* _LISTED ENTRIES_
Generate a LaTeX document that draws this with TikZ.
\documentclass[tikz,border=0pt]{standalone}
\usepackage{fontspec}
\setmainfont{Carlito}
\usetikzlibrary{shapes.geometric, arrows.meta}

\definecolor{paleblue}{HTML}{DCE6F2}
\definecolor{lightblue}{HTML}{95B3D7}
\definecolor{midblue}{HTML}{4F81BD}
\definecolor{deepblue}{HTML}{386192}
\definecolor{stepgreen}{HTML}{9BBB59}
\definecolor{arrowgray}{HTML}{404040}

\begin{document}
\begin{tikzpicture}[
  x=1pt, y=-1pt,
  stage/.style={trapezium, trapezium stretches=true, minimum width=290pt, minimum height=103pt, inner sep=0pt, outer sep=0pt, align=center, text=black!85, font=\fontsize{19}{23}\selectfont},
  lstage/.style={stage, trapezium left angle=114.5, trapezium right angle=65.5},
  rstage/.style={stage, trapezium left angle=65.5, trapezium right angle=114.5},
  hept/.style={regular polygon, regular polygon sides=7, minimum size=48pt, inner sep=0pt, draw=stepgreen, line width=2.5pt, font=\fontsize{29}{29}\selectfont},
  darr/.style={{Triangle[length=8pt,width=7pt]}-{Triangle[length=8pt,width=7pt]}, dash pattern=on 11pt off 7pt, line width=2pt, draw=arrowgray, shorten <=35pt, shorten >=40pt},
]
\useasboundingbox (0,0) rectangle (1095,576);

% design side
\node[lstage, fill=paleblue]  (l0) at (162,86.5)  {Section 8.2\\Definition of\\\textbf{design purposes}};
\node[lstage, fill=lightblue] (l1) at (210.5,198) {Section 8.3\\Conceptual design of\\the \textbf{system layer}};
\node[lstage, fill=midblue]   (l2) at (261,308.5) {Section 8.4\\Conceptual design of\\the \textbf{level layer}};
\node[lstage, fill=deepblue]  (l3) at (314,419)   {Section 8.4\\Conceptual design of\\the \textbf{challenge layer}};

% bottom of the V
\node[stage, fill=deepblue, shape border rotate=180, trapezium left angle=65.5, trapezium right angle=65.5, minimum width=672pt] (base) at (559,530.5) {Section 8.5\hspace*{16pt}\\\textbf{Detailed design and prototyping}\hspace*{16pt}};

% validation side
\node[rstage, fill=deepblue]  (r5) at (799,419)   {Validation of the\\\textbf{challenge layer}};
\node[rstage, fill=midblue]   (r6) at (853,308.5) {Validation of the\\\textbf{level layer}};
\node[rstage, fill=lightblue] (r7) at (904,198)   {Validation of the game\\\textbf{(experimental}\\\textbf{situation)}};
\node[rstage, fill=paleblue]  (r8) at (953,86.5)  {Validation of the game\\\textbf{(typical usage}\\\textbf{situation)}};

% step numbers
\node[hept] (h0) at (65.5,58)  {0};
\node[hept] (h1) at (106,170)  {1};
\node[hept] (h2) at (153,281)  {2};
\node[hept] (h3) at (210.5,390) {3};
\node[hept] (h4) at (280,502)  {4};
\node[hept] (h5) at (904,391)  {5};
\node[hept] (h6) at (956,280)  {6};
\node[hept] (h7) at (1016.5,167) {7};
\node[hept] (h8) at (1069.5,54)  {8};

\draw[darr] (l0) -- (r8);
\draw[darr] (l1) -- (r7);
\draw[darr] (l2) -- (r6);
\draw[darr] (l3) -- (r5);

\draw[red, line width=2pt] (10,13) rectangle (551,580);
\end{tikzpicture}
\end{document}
==
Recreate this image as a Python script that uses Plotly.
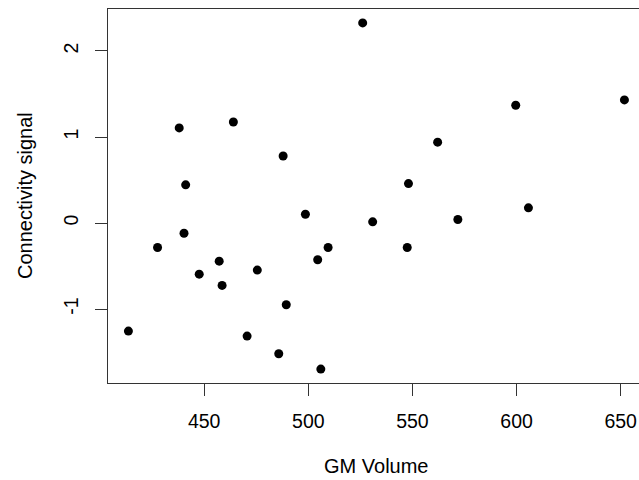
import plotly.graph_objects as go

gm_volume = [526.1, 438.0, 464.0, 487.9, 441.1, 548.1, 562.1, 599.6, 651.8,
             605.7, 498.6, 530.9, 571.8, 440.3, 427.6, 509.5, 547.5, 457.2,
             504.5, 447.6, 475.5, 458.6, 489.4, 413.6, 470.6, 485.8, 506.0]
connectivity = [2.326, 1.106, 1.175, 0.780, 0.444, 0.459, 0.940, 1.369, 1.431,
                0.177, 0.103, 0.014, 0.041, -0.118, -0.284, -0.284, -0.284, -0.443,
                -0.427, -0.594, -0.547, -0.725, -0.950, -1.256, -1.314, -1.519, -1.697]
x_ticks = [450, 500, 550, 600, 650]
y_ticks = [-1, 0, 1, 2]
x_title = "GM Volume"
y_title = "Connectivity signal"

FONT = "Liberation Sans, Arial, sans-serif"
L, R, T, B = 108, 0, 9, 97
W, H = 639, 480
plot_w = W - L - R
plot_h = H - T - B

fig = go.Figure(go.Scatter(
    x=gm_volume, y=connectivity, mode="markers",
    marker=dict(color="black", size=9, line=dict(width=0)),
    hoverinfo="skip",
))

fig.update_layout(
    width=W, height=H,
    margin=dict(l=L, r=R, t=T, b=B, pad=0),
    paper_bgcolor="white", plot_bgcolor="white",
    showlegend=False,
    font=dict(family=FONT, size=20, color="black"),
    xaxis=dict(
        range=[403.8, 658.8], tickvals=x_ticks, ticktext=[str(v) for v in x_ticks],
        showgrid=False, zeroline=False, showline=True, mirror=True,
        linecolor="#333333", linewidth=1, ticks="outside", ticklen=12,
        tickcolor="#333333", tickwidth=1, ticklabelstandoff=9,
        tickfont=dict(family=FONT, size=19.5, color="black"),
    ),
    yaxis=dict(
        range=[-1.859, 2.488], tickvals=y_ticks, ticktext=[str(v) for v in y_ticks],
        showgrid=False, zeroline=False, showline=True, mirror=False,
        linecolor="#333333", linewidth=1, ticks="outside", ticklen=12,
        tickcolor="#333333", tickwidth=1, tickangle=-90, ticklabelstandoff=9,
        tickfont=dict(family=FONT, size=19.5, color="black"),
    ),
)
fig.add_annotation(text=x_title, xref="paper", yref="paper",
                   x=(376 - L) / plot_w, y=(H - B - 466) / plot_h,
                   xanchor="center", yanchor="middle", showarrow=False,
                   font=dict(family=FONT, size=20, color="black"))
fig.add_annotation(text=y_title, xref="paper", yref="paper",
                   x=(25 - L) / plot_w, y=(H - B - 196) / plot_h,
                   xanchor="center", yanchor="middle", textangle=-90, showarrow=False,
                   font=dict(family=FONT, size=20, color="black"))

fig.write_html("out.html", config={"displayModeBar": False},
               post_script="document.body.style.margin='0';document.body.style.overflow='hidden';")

* _YOUR GOAL_
Copy out exactly the material that runs from the line with "Recreate this image" to the line with "import plotly.graph_objects as go", ends included, and leave the pictures behind.

* _OUTPUT FOR THIS EXERCISE_
Recreate this image as a Python script that uses Plotly.
import plotly.graph_objects as go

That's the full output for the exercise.